Avec le second mandat de Trump, ces processus réactionnaires ont atteint un degré qualitativement nouveau. La guerre menée par Trump contre la science et ses coupes sombres dans le budget de l'Agence nationale océanique et atmosphérique (NOAA), y compris le démantèlement de son département de recherche dans le budget 2026, vont inverser les progrès significatifs réalisés dans le suivi des tempêtes majeures. Dans le même temps, son administration est en train de démanteler l'Agence fédérale de gestion des urgences (FEMA).
Mardi, trois jours avant l'anniversaire de Katrina, l'administrateur de la FEMA nommé par Trump a suspendu plus de 20 employés qui avaient signé une lettre ouverte au Congrès, intitulée « Déclaration Katrina », avertissant que les coupes budgétaires de l'administration auraient des conséquences désastreuses.
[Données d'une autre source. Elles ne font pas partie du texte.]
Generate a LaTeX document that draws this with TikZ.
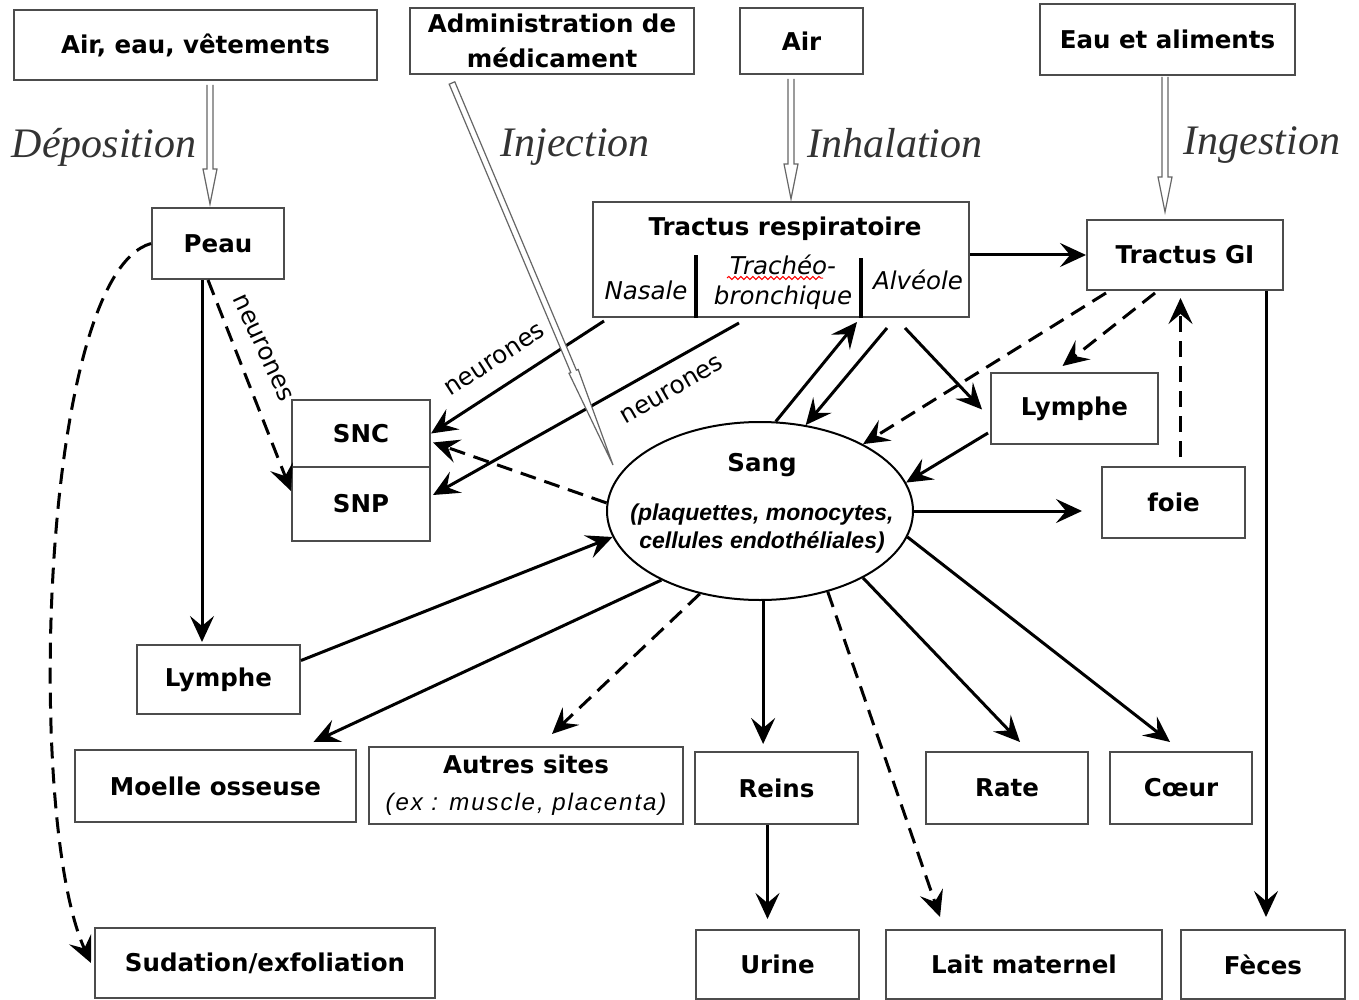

Science News, citant les coupes budgétaires à la NOAA, écrivait jeudi :
Dans l'ensemble, il n'est pas du tout certain que le pays soit mieux préparé à une nouvelle Katrina. [...] Le changement climatique rendra les catastrophes plus fréquentes et plus graves, augmentant le coût des catastrophes futures. Le coût des catastrophes liées au climat pour la région du golfe du Mexique pourrait doubler d'ici 2050, selon une étude récente. [...] Les ouragans deviennent plus dangereux à mesure que le climat de la Terre se réchauffe : ils sont plus importants, plus pluvieux, pénètrent plus loin à l'intérieur des terres et, de plus en plus, s'intensifient de manière explosive et rapide pour devenir des tempêtes majeures, alimentées par la hausse de la température de l'eau des océans.
En 2005, le WSWS écrivait :
L'establishment politique et l'élite des grandes entreprises ont été démasqués comme étant en faillite, tout comme leur insistance incessante à affirmer que le développement sans entraves du capitalisme est la solution à tous les problèmes de la société.
En la personne du dictateur fasciste en devenir Donald Trump et de son « opposition » complice, le Parti démocrate, cette analyse est brutalement confirmée. La leçon centrale de Katrina – à savoir que les exigences fondamentales de la société moderne sont incompatibles avec un système qui subordonne tout à l'enrichissement d'une oligarchie financière – doit désormais servir de point de départ à la classe ouvrière pour construire son propre mouvement révolutionnaire et socialiste indépendant contre le capitalisme.